For a short moment the entire message was in space, in between the Earth and the Moon. We transmitted the signal with a Semtech LR1110 RF transceiver chip (in the 430-440 Mhz amateur band), amplified to 350 Watt, using the 25 meter dish of the telescope. Then, 2.44 seconds later, it was received by the same chip. One of the messages even contained a full LoRaWAN frame.

Nicolas Sornin, co-inventor of LoRa, told us: "This is a fantastic experiment, I had never dreamed that one day a LoRa message would travel all the way to the moon and back! I am impressed by the quality of the data captured, this dataset is going to become a classic for radiocommunications and signal processing students. A big thumbs up to the team and CAMRAS foundation for making this possible".
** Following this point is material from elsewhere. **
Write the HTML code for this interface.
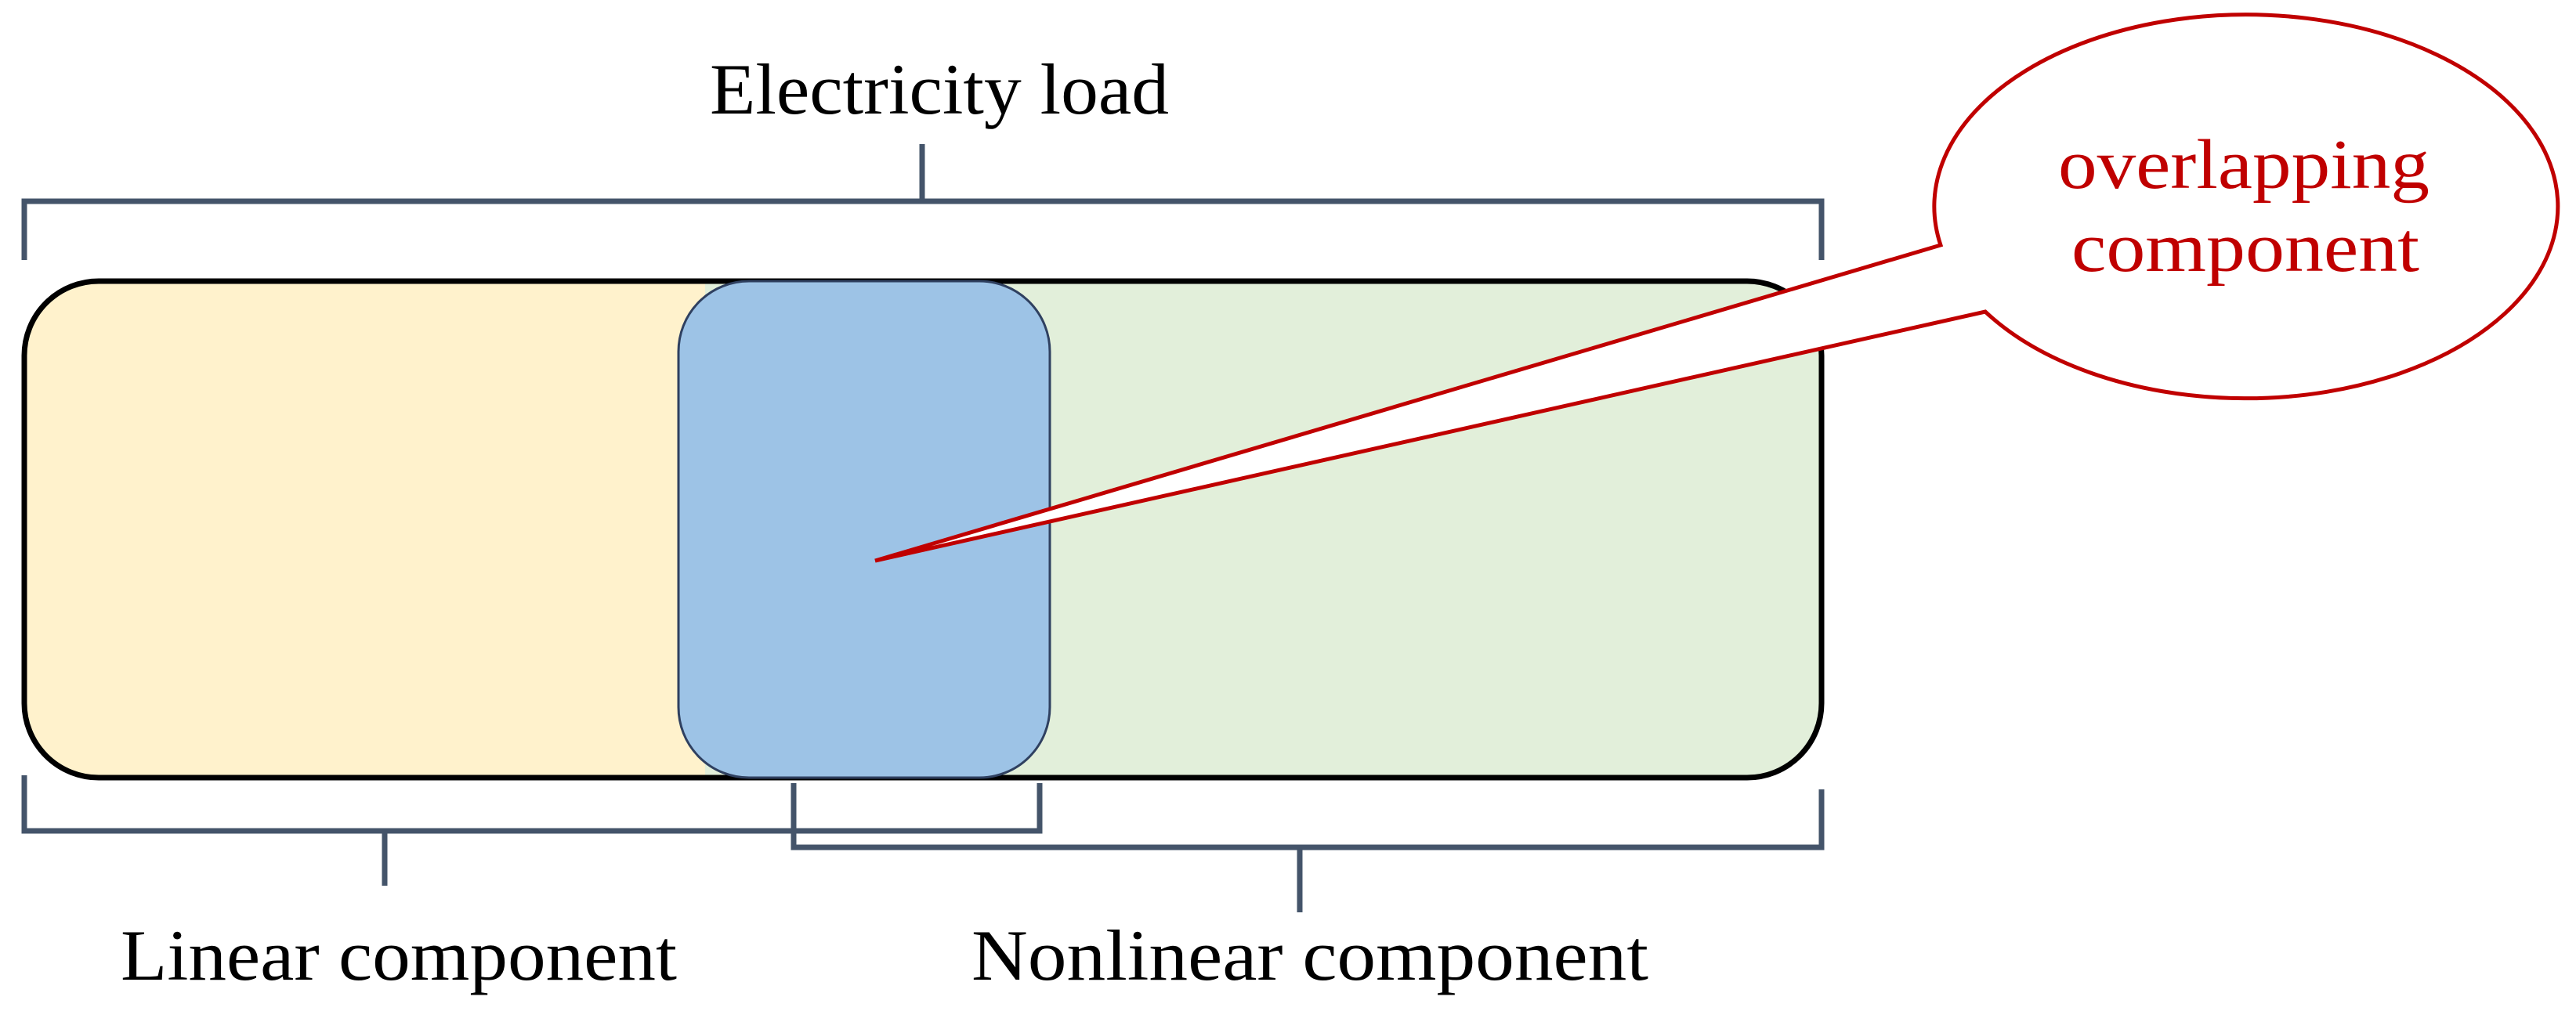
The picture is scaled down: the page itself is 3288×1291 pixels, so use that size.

The Dwingeloo radio telescope, operated by the CAMRAS foundation, has a history of being used in amateur radio experiments and is now often used for moon bounces, but this was the first time a data message was bounced using a small RF chip. This telescope was commissioned in 1956, and played an important role in the early exploration of the structure of the Milky Way using 21 cm hydrogen radiation.

With the LR1110 chip we also measured the round trip time of the message, as well as the frequency offset due to Doppler caused by the relative motion of the Earth and the Moon. From the round trip time we calculated the distance to the moon. Both distance and frequency offset matched very well with predicted values calculated using NASA's JPL Horizons ephemeris system.

In addition to the LoRa chips, we used an SDR (Software Defined Radio) to capture both the transmitted and received signal for further analysis. These measurements together with analysis notebooks will be published as open data. As a preview, this is a Delay-Doppler plot of the received signal, essentially showing a radar image of the moon, the ultimate example of joint communications and sensing.